Hay padres que no quieren reconocer su culpa ante sus hijos, porque temen que al confesar una debilidad, su autoridad disminuya.
En verdad ocurre lo contrario. Nada socava tanto la autoridad como representar el papel de padres perfectos sin serlo. Y, a la inversa, la honrada confesión y el sincero arrepentimiento ante una equivocación, no quita a los padres ni una pizca de autoridad auténtica. Al revés, así los padres dan un ejemplo necesario de cómo poner las cosas de nuevo en pie tras una actuación culpable.
La veracidad exige también que delante de los hijos los padres mantengan una conversación clara y abierta.
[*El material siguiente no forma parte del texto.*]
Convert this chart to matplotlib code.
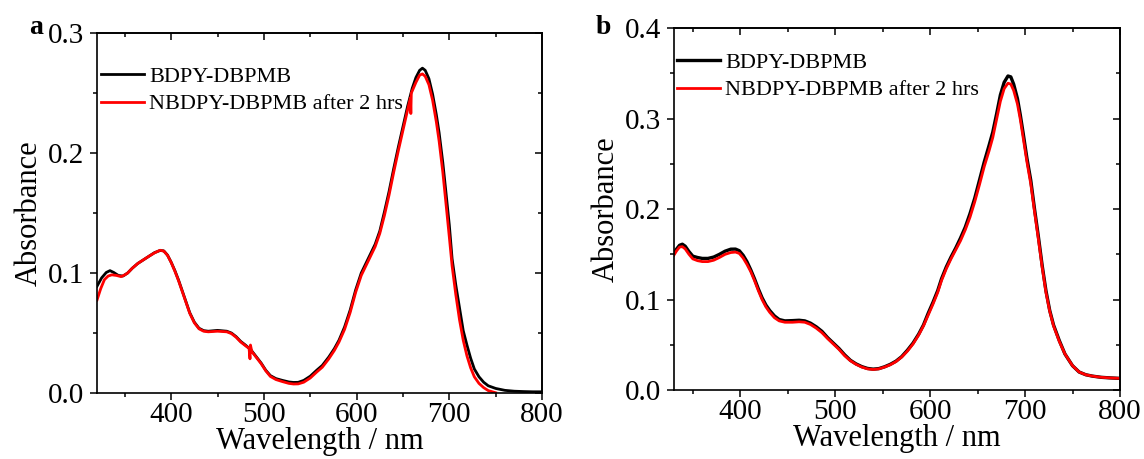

Sin doble lenguaje porque estén los hijos delante y los padres deseen que no se enteren del todo. Y evitar también hablar en voz baja, por tratarse de asuntos de mayores.
Igualmente exige que los padres respondan a todas las preguntas de los hijos con el mayor esmero posible. Los hijos deben ser tomados en serio. Si no lo hacen, no se podrán quejar de que sus hijos no muestren interés por nada o no pregunten a los padres nada en la adolescencia.
Hacer partícipes a los hijos de los propios secretos de los padres. Buscar los momentos de familia para contar secretos que no hacen daño.
No olvidemos que cada mentira es la madre de otras. Para salvar la primera mentira el hijo sigue mintiendo hasta que se ve enredado en una red de la que ni él mismo puede librarse.
Además, cuando un hijo ha comenzado a utilizar la mentira como instrumento útil, corre el riesgo de que se acostumbre a operar con ella en todo. Pasando de un mentiroso ocasional a un mentiroso habitual.
El hijo que miente roba. Es una vieja experiencia. Cuando la voluntad se tuerce, la costumbre y la conducta se tuercen también, arrastradas por la misma inseguridad hacia el derrumbamiento. Y, a la inversa, cuando un hijo dice la verdad, se afirma al mismo tiempo en todos los demás valores.